Close election tests Mexico's democracy By JULIE WATSON, Associated Press Writer 54 minutes ago
TUXTLA GUTIERREZ, Mexico - The dispute over Mexico's presidential vote took a new twist Monday as a governor candidate backed by the ruling party vowed to protest a state race where the main leftist party held a slight edge.
ADVERTISEMENT As supporters of leftist presidential candidate Andres Manuel Lopez Obrador clogged the country's capital with protests to demand a recount of the July 2 presidential election, President Vicente Fox's party cried fraud and demanded a recount in Sunday's governor's race in Chiapas, Mexico's poorest state.
Preliminary results in the southern state showed little more than 2,000 votes separating the two candidates. Both claimed victory late Sunday and held celebrations within blocks of each other — as if there were a clear winner.
With 94 percent of 4,761 polling places counted, Juan Sabines of Lopez Obrador's Democratic Revolution Party, or PRD, was leading with 48.39 percent, or 517,129 votes.
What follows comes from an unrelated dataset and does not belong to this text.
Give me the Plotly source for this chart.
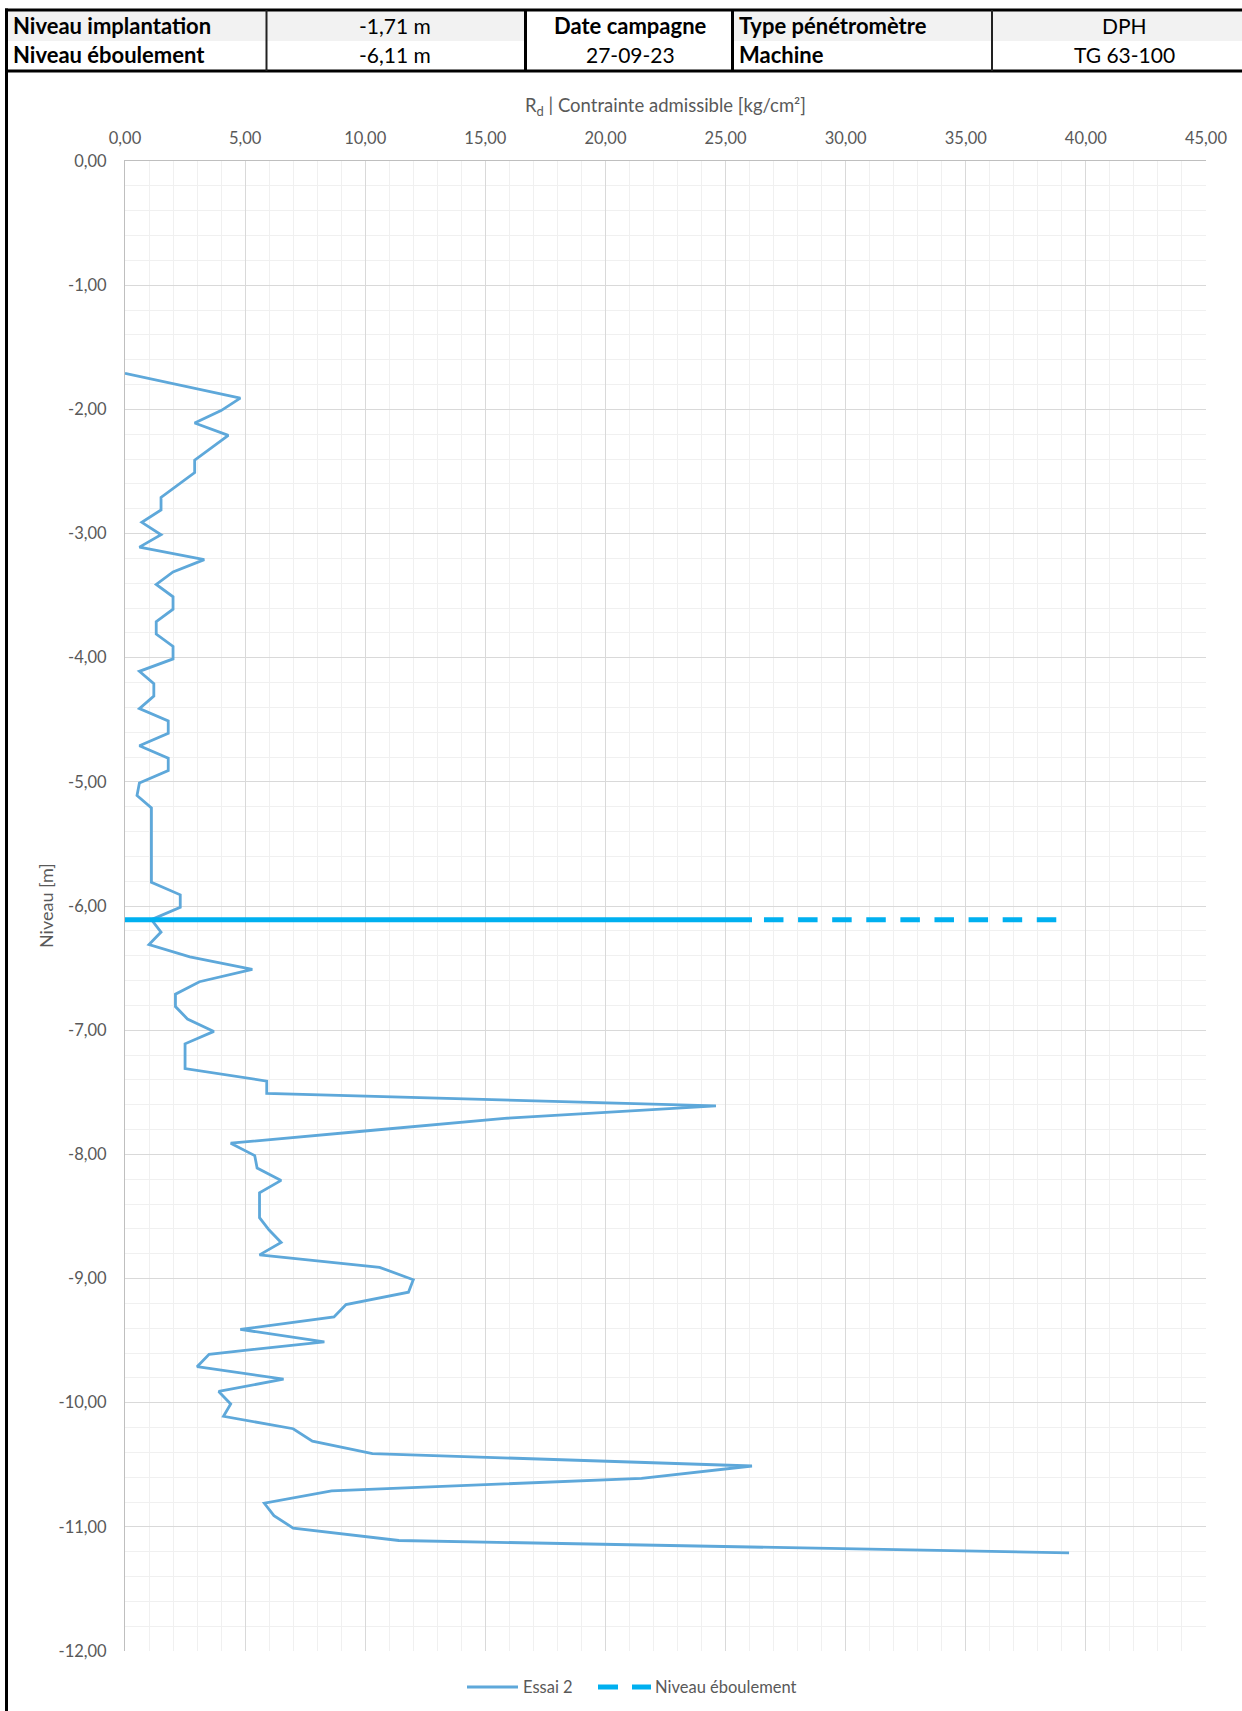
import plotly.graph_objects as go

# --- Sondage data -----------------------------------------------------------
niveau_implantation = -1.71
niveau_eboulement = -6.11
date_campagne = "27-09-23"
type_penetrometre = "DPH"
machine = "TG 63-100"

# Depth of each reading [m]
niveau = [
    -1.71, -1.81, -1.91, -2.01, -2.11, -2.21, -2.31, -2.41, -2.51, -2.61,
    -2.71, -2.81, -2.91, -3.01, -3.11, -3.21, -3.31, -3.41, -3.51, -3.61,
    -3.71, -3.81, -3.91, -4.01, -4.11, -4.21, -4.31, -4.41, -4.51, -4.61,
    -4.71, -4.81, -4.91, -5.01, -5.11, -5.21, -5.31, -5.41, -5.51, -5.61,
    -5.71, -5.81, -5.91, -6.01, -6.11, -6.21, -6.31, -6.41, -6.51, -6.61,
    -6.71, -6.81, -6.91, -7.01, -7.11, -7.21, -7.31, -7.41, -7.51, -7.61,
    -7.71, -7.81, -7.91, -8.01, -8.11, -8.21, -8.31, -8.41, -8.51, -8.61,
    -8.71, -8.81, -8.91, -9.01, -9.11, -9.21, -9.31, -9.41, -9.51, -9.61,
    -9.71, -9.81, -9.91, -10.01, -10.11, -10.21, -10.31, -10.41, -10.51, -10.61,
    -10.71, -10.81, -10.91, -11.01, -11.11, -11.21,
]

# Rd, admissible stress [kg/cm²] for "Essai 2"
rd_essai2 = [
    0.0, 2.4, 4.8, 4.0, 2.9, 4.3, 3.6, 2.9, 2.9, 2.2,
    1.5, 1.5, 0.7, 1.5, 0.6, 3.3, 2.0, 1.3, 2.0, 2.0,
    1.3, 1.3, 2.0, 2.0, 0.6, 1.2, 1.2, 0.6, 1.8, 1.8,
    0.6, 1.8, 1.8, 0.6, 0.5, 1.1, 1.1, 1.1, 1.1, 1.1,
    1.1, 1.1, 2.3, 2.3, 1.1, 1.5, 1.0, 2.7, 5.3, 3.1,
    2.1, 2.1, 2.6, 3.7, 2.5, 2.5, 2.5, 5.9, 5.9, 24.6,
    15.8, 10.1, 4.4, 5.4, 5.5, 6.5, 5.6, 5.6, 5.6, 6.0,
    6.5, 5.6, 10.6, 12.0, 11.8, 9.2, 8.7, 4.8, 8.3, 3.5,
    3.0, 6.6, 3.9, 4.4, 4.1, 7.0, 7.8, 10.3, 26.1, 21.5,
    8.6, 5.8, 6.2, 7.0, 11.4, 39.3,
]

# Axis ticks
x_ticks = [0, 5, 10, 15, 20, 25, 30, 35, 40, 45]
y_ticks = [0, -1, -2, -3, -4, -5, -6, -7, -8, -9, -10, -11, -12]


def fr(v, nd=2):
    """French decimal formatting with a plain hyphen for negatives."""
    return f"{v:.{nd}f}".replace(".", ",")


# --- Page geometry (pixels) --------------------------------------------------
W, H = 1242, 1711
L, R, T, B = 125, 36, 161, 60
PW, PH = W - L - R, H - T - B


def px(x):
    return (x - L) / PW


def py(y):
    return (H - B - y) / PH


GREY_TXT = "#595959"
FONT = "Lato"
C_ESSAI = "#5EA8DA"
C_EBOUL = "#00B0F0"
EBOUL_DASH = "0px,12px,19.5px,2.6px"

fig = go.Figure()

fig.add_trace(go.Scatter(
    x=rd_essai2, y=niveau, mode="lines", name="Essai 2",
    line=dict(color=C_ESSAI, width=2.8),
))

# Collapse level: dense part drawn solid, last stretch dashed
eb_sorted = sorted(rd_essai2)
fig.add_trace(go.Scatter(
    x=[eb_sorted[0], eb_sorted[-2]], y=[niveau_eboulement] * 2, mode="lines",
    name="Niveau éboulement", line=dict(color=C_EBOUL, width=5), hoverinfo="skip",
))
fig.add_trace(go.Scatter(
    x=[eb_sorted[-2], eb_sorted[-1]], y=[niveau_eboulement] * 2, mode="lines",
    name="Niveau éboulement",
    line=dict(color=C_EBOUL, width=5, dash=EBOUL_DASH),
))

fig.update_xaxes(
    side="top", range=[0, 45], tickvals=x_ticks, ticktext=[fr(v) for v in x_ticks],
    showgrid=True, gridcolor="#D9D9D9", gridwidth=1,
    minor=dict(dtick=1, showgrid=True, gridcolor="#F0F0F0", gridwidth=1),
    showline=True, linecolor="#BFBFBF", linewidth=1, mirror=False,
    zeroline=False, ticks="", ticklabelstandoff=9,
    tickfont=dict(family=FONT, size=16.5, color=GREY_TXT),
)
fig.update_yaxes(
    range=[-12, 0], tickvals=y_ticks, ticktext=[fr(v) for v in y_ticks],
    showgrid=True, gridcolor="#D9D9D9", gridwidth=1,
    minor=dict(dtick=0.2, showgrid=True, gridcolor="#F0F0F0", gridwidth=1),
    showline=True, linecolor="#BFBFBF", linewidth=1,
    zeroline=False, ticks="", ticklabelstandoff=14,
    tickfont=dict(family=FONT, size=16.5, color=GREY_TXT),
)

shapes = []
annotations = []

# Axis titles
annotations.append(dict(
    x=0.5, y=py(106), xref="paper", yref="paper", showarrow=False,
    text="R<sub>d</sub> | Contrainte admissible [kg/cm²]",
    font=dict(family=FONT, size=18.5, color=GREY_TXT), xanchor="center", yanchor="middle",
))
annotations.append(dict(
    x=px(46), y=0.5, xref="paper", yref="paper", showarrow=False,
    text="Niveau [m]", textangle=-90,
    font=dict(family=FONT, size=18, color=GREY_TXT), xanchor="center", yanchor="middle",
))

# Header table: shaded first row
for x0, x1 in [(8, 525), (733, W)]:
    shapes.append(dict(type="rect", xref="paper", yref="paper",
                       x0=px(x0), x1=px(x1), y0=py(11), y1=py(41),
                       fillcolor="#F2F2F2", line=dict(width=0), layer="below"))


# Header table borders and page frame
def hline(y, x0, x1, w, c="#000000", dash="solid"):
    shapes.append(dict(type="line", xref="paper", yref="paper",
                       x0=px(x0), x1=px(x1), y0=py(y), y1=py(y),
                       line=dict(color=c, width=w, dash=dash)))


def vline(x, y0, y1, w, c="#000000"):
    shapes.append(dict(type="line", xref="paper", yref="paper",
                       x0=px(x), x1=px(x), y0=py(y0), y1=py(y1),
                       line=dict(color=c, width=w)))


hline(10, 5, W, 3)
hline(71, 5, W, 3)
vline(6.5, 8.5, H, 3)
vline(266.5, 10, 71, 2, "#222222")
vline(525.5, 10, 71, 3)
vline(732.5, 10, 71, 3)
vline(992, 10, 71, 2, "#222222")

row1, row2 = 25, 54
cells = [
    ("<b>Niveau implantation</b>", 11, row1, "left", 22),
    ("<b>Niveau éboulement</b>", 11, row2, "left", 22),
    (f"{fr(niveau_implantation)} m", 395, row1, "center", 21),
    (f"{fr(niveau_eboulement)} m", 395, row2, "center", 21),
    ("<b>Date campagne</b>", 630, row1, "center", 22),
    (date_campagne, 630, row2, "center", 21),
    ("<b>Type pénétromètre</b>", 737, row1, "left", 22),
    ("<b>Machine</b>", 737, row2, "left", 22),
    (type_penetrometre, 1124, row1, "center", 21),
    (machine, 1124, row2, "center", 21),
]
for txt, x, y, anc, sz in cells:
    annotations.append(dict(
        x=px(x), y=py(y), xref="paper", yref="paper", showarrow=False,
        text=txt, xanchor=anc, yanchor="middle",
        font=dict(family=FONT, size=sz, color="#000000"),
    ))

# Legend row below the plot (wide line samples)
LEG_Y = 1687
hline(LEG_Y, 467, 518, 2.8, C_ESSAI)
annotations.append(dict(
    x=px(521), y=py(LEG_Y), xref="paper", yref="paper", showarrow=False,
    text=fig.data[0].name, xanchor="left", yanchor="middle",
    font=dict(family=FONT, size=16.5, color=GREY_TXT),
))
hline(LEG_Y, 598, 618, 5, C_EBOUL)
hline(LEG_Y, 632, 651, 5, C_EBOUL)
annotations.append(dict(
    x=px(653), y=py(LEG_Y), xref="paper", yref="paper", showarrow=False,
    text=fig.data[2].name, xanchor="left", yanchor="middle",
    font=dict(family=FONT, size=16.5, color=GREY_TXT),
))

fig.update_layout(
    width=W, height=H,
    margin=dict(l=L, r=R, t=T, b=B),
    paper_bgcolor="white", plot_bgcolor="white",
    shapes=shapes, annotations=annotations,
    showlegend=False,
    font=dict(family=FONT),
)

fig.write_html("out.html")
Jose Antonio Aguilar Bodegas had 48.17 percent, or 514,743 votes.
Aguilar, a 56-year-old lawyer and former federal senator, is a member of the Institutional Revolutionary Party, or PRI, but also is backed by Fox's conservative National Action Party, which formed a last-minute alliance with the PRI to try to defeat Sabines.
Margarita Moya, a spokeswoman for the state's electoral institute, said officials expected to finish the preliminary count Monday but would not announce a winner until late in the week. The institute has seven days to formally announce a governor-elect.
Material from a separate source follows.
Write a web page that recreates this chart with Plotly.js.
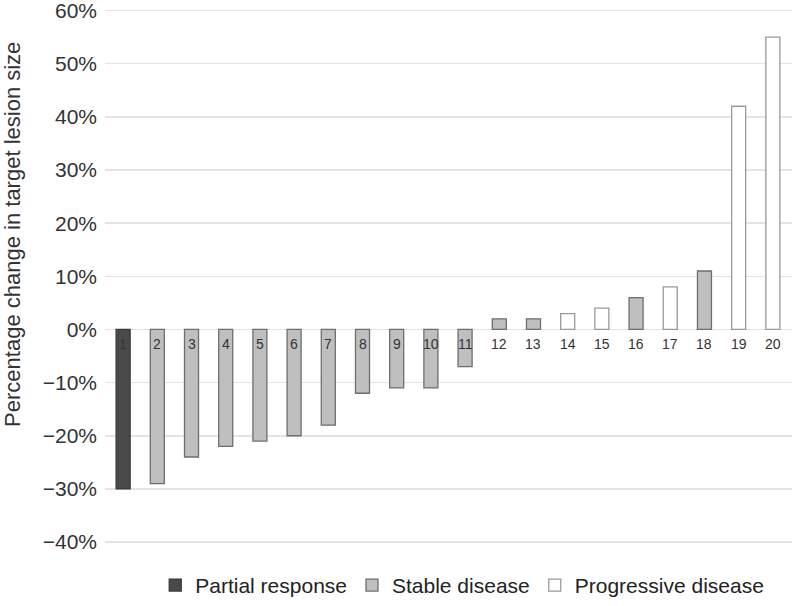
<!DOCTYPE html>
<html>
<head>
<meta charset="utf-8">
<script src="https://cdn.plot.ly/plotly-3.0.1.min.js"></script>
<style>html,body{margin:0;padding:0;background:#fff;}#chart{width:792px;height:606px;}</style>
</head>
<body>
<div id="chart"></div>
<script>
const patients = [1,2,3,4,5,6,7,8,9,10,11,12,13,14,15,16,17,18,19,20];
const changes = [-30,-29,-24,-22,-21,-20,-18,-12,-11,-11,-7,2,2,3,4,6,8,11,42,55];
const responses = ["PR","SD","SD","SD","SD","SD","SD","SD","SD","SD","SD","SD","SD","PD","PD","SD","PD","SD","PD","PD"];
const groupCodes = ["PR","SD","PD"];
const groupNames = ["Partial response","Stable disease","Progressive disease"];
const yTicks = [-40,-30,-20,-10,0,10,20,30,40,50,60];
const yTickLabels = ["\u221240%","\u221230%","\u221220%","\u221210%","0%","10%","20%","30%","40%","50%","60%"];
const yTitle = "Percentage change in target lesion size";
const labelY = -2.7;

const FONT = "Liberation Sans, Arial, Helvetica, sans-serif";
const styles = {
  PR: {fill:"#4a4a4a", line:"#3a3a3a"},
  SD: {fill:"#bfbfbf", line:"#6e6e6e"},
  PD: {fill:"#ffffff", line:"#9a9a9a"}
};

const traces = groupCodes.map((g,gi) => {
  const xs=[], ys=[];
  patients.forEach((p,i)=>{ if(responses[i]===g){xs.push(p); ys.push(changes[i]);} });
  return {
    type:"bar", name:groupNames[gi], x:xs, y:ys, width:0.41,
    marker:{color:styles[g].fill, line:{color:styles[g].line, width:1.3}},
    hoverinfo:"x+y"
  };
});

const annotations = patients.map(p => ({
  x:p, y:labelY, xref:"x", yref:"y", text:String(p), showarrow:false,
  font:{family:FONT, size:14, color:"#333"}
}));
annotations.push({
  x:-0.135, y:0.589, xref:"paper", yref:"paper", xanchor:"center", yanchor:"middle",
  text:yTitle, textangle:-90, showarrow:false,
  font:{family:FONT, size:22, color:"#333"}
});

const layout = {
  width:792, height:606,
  margin:{l:105, r:0, t:9, b:44},
  paper_bgcolor:"#fff", plot_bgcolor:"#fff",
  barmode:"overlay",
  showlegend:true,
  legend:{orientation:"h", x:0.52, xanchor:"center", y:-0.05, yanchor:"middle",
    font:{family:FONT, size:21, color:"#222"},
    traceorder:"normal", itemwidth:20},
  xaxis:{range:[0.47,20.56], showticklabels:false, showgrid:false, zeroline:false, showline:false, ticks:""},
  yaxis:{range:[-43,60.3], tickmode:"array", tickvals:yTicks, ticktext:yTickLabels, showgrid:true, gridcolor:"#e4e4e4", gridwidth:1.5,
    zeroline:true, zerolinecolor:"#e4e4e4", zerolinewidth:1.5, showline:false, ticks:"", ticklabeloverflow:"allow",
    ticklabelstandoff:7,
    tickfont:{family:FONT, size:21, color:"#333"}},
  annotations:annotations
};

Plotly.newPlot("chart", traces, layout, {displayModeBar:false, staticPlot:true});
</script>
</body>
</html>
Aguilar told reporters early Monday that his party's own tallies showed he had won by more than 5,000 votes. He said his party had found irregularities with 10,000 votes, and planned to file complaints with electoral officials, and possibly Mexico's Federal Electoral Tribunal if he is not declared governor-elect.
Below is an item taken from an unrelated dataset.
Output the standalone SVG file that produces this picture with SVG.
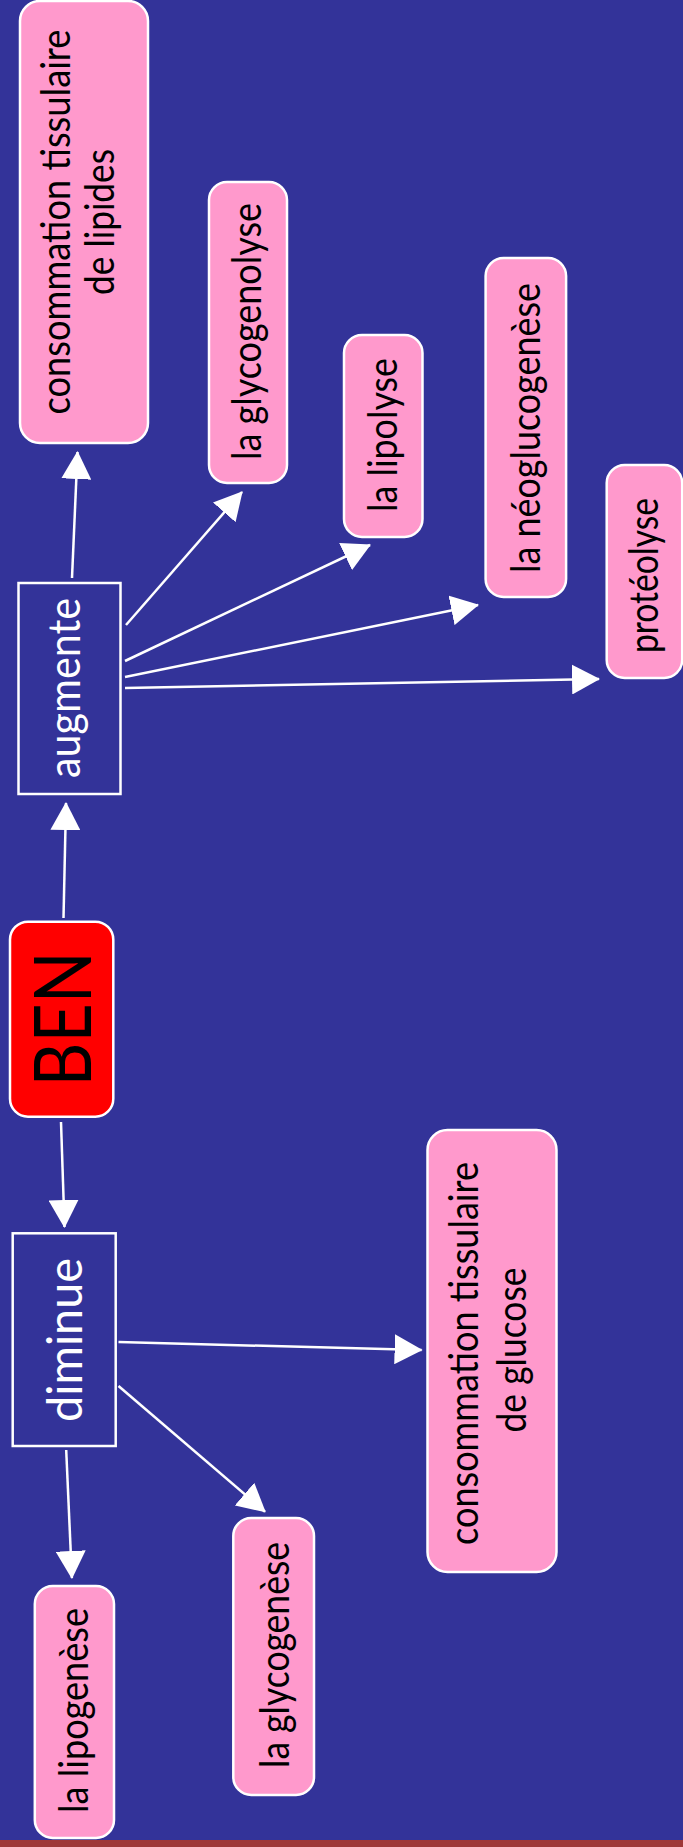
<svg xmlns="http://www.w3.org/2000/svg" width="683" height="1847" viewBox="0 0 683 1847">
<defs>
<marker id="ah" viewBox="0 0 28 30" refX="27" refY="15" markerWidth="28" markerHeight="30" markerUnits="userSpaceOnUse" orient="auto"><path d="M0,0 L28,15 L0,30 Z" fill="#ffffff"/></marker>
<style>
.pink{fill:#ff99cc;stroke:#ffffff;stroke-width:2.5}
.plain{fill:none;stroke:#ffffff;stroke-width:2.5}
.red{fill:#ff0000;stroke:#ffffff;stroke-width:2.5}
.t{font-family:Lato,"Liberation Sans",sans-serif;font-size:41px;fill:#000000;text-anchor:middle}
.w{fill:#ffffff}
#connectors line{stroke:#ffffff;stroke-width:2.5;marker-end:url(#ah)}
</style>
</defs>
<rect x="0" y="0" width="683" height="1847" fill="#333399"/>
<rect x="0" y="1840" width="683" height="7" fill="#9e3838"/>

<g id="connectors">
<line x1="72" y1="578" x2="77.5" y2="452"/>
<line x1="126" y1="625" x2="242" y2="492"/>
<line x1="125" y1="661" x2="370" y2="545"/>
<line x1="125" y1="677" x2="478" y2="605"/>
<line x1="125" y1="688" x2="599" y2="679"/>
<line x1="63.5" y1="918" x2="66" y2="803"/>
<line x1="61" y1="1122" x2="64.5" y2="1227"/>
<line x1="118.5" y1="1342" x2="421.6" y2="1350"/>
<line x1="118.5" y1="1386" x2="265" y2="1511.7"/>
<line x1="66.2" y1="1450" x2="71.9" y2="1578"/>
</g>

<g id="n-lipides">
<rect class="pink" x="20" y="1" width="128" height="442" rx="20"/>
<g transform="rotate(-90)">
<text class="t" x="-222" y="70" textLength="385" lengthAdjust="spacingAndGlyphs">consommation tissulaire</text>
<text class="t" x="-222" y="114" textLength="146" lengthAdjust="spacingAndGlyphs">de lipides</text>
</g>
</g>

<g id="n-glycogenolyse">
<rect class="pink" x="209" y="182" width="78" height="301" rx="18"/>
<text class="t" transform="rotate(-90)" x="-331.5" y="261" textLength="257" lengthAdjust="spacingAndGlyphs">la glycogenolyse</text>
</g>

<g id="n-lipolyse">
<rect class="pink" x="344" y="335" width="78.5" height="202" rx="18"/>
<text class="t" transform="rotate(-90)" x="-435" y="397" textLength="154" lengthAdjust="spacingAndGlyphs">la lipolyse</text>
</g>

<g id="n-neoglucogenese">
<rect class="pink" x="485.6" y="258" width="80.5" height="339" rx="18"/>
<text class="t" transform="rotate(-90)" x="-428" y="540" textLength="290" lengthAdjust="spacingAndGlyphs">la néoglucogenèse</text>
</g>

<g id="n-proteolyse">
<rect class="pink" x="606.7" y="465" width="75.5" height="213" rx="18"/>
<text class="t" transform="rotate(-90)" x="-575.5" y="658" textLength="155" lengthAdjust="spacingAndGlyphs">protéolyse</text>
</g>

<g id="n-augmente">
<rect class="plain" x="18.5" y="583" width="102" height="211"/>
<text class="t w" style="font-size:44px" transform="rotate(-90)" x="-688" y="80" textLength="180" lengthAdjust="spacingAndGlyphs">augmente</text>
</g>

<g id="n-ben">
<rect class="red" x="10" y="921.7" width="103.3" height="195" rx="18"/>
<text class="t" style="font-size:80px" transform="rotate(-90)" x="-1019" y="90.5" textLength="135" lengthAdjust="spacingAndGlyphs">BEN</text>
</g>

<g id="n-diminue">
<rect class="plain" x="12.7" y="1233.3" width="103" height="212.7"/>
<text class="t w" style="font-size:49px" transform="rotate(-90)" x="-1340" y="81.7" textLength="164" lengthAdjust="spacingAndGlyphs">diminue</text>
</g>

<g id="n-glucose">
<rect class="pink" x="427.5" y="1130" width="129" height="442" rx="20"/>
<g transform="rotate(-90)">
<text class="t" x="-1353.5" y="478.3" textLength="383" lengthAdjust="spacingAndGlyphs">consommation tissulaire</text>
<text class="t" x="-1350" y="526" textLength="165" lengthAdjust="spacingAndGlyphs">de glucose</text>
</g>
</g>

<g id="n-glycogenese">
<rect class="pink" x="233.3" y="1518" width="80.7" height="277" rx="18"/>
<text class="t" transform="rotate(-90)" x="-1655" y="289" textLength="226" lengthAdjust="spacingAndGlyphs">la glycogenèse</text>
</g>

<g id="n-lipogenese">
<rect class="pink" x="34.8" y="1586" width="79.2" height="252" rx="18"/>
<text class="t" transform="rotate(-90)" x="-1710.5" y="88" textLength="205" lengthAdjust="spacingAndGlyphs">la lipogenèse</text>
</g>
</svg>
"The election was extremely tainted," he said, echoing similar claims made by Lopez Obrador against the National Action Party in the presidential election.
The federal tribunal's seven judges are currently reviewing a partial recount of the disputed July 2 presidential race in which National Action candidate Felipe Calderon had a slight advantage of about 240,000 votes, or less than 1 percent, over Lopez Obrador. The tribunal has until Sept. 6 to announce a president-elect or annul the election.
Sabines, meanwhile, denied allegations that his party had participated in any irregularities and welcomed a recount in the governor election, saying he had no doubts about his victory.
"The results are in my hand," the former Tuxtla Gutierrez mayor told The Associated Press.
He vowed to unify Chiapas, home to the 1994 Zapatista rebel uprising, where many feared the election would exacerbate the national political crisis that has erupted in the wake of the presidential election.
Miguel Ballinas, a PAN spokesman in Chiapas, said the party will support Aguilar in his fight for the governorship through legal channels.
But outside of that, "in terms of protests, blockades, etc., we will not," he said. "The PAN does not support those type of actions."
About 1,000 national and foreign observers monitored the vote, with one group saying problems were widespread. Enrique Vera of the Mexican Electoral Observation Movement said irregularities included busing in voters and other tactics to boost Sabines' vote total.
Police arrested four men for possible electoral violations, including a prominent labor leader accused of carrying about $5,000 in cash to buy votes for PRI. The union denied the charges.
Ballinas said that local authorities in one Indian village opened the polls for just five minutes before saying the voting was complete.
"With all this, I don't know what to think," said Monica Lopez, a 24-year-old pharmaceutical chemist who is from Aguilar's hometown of Tapachula but would not say for whom she voted. "The important thing is that the community is participating in democracy. ... I hope that everyone respects the decision" of electoral officials.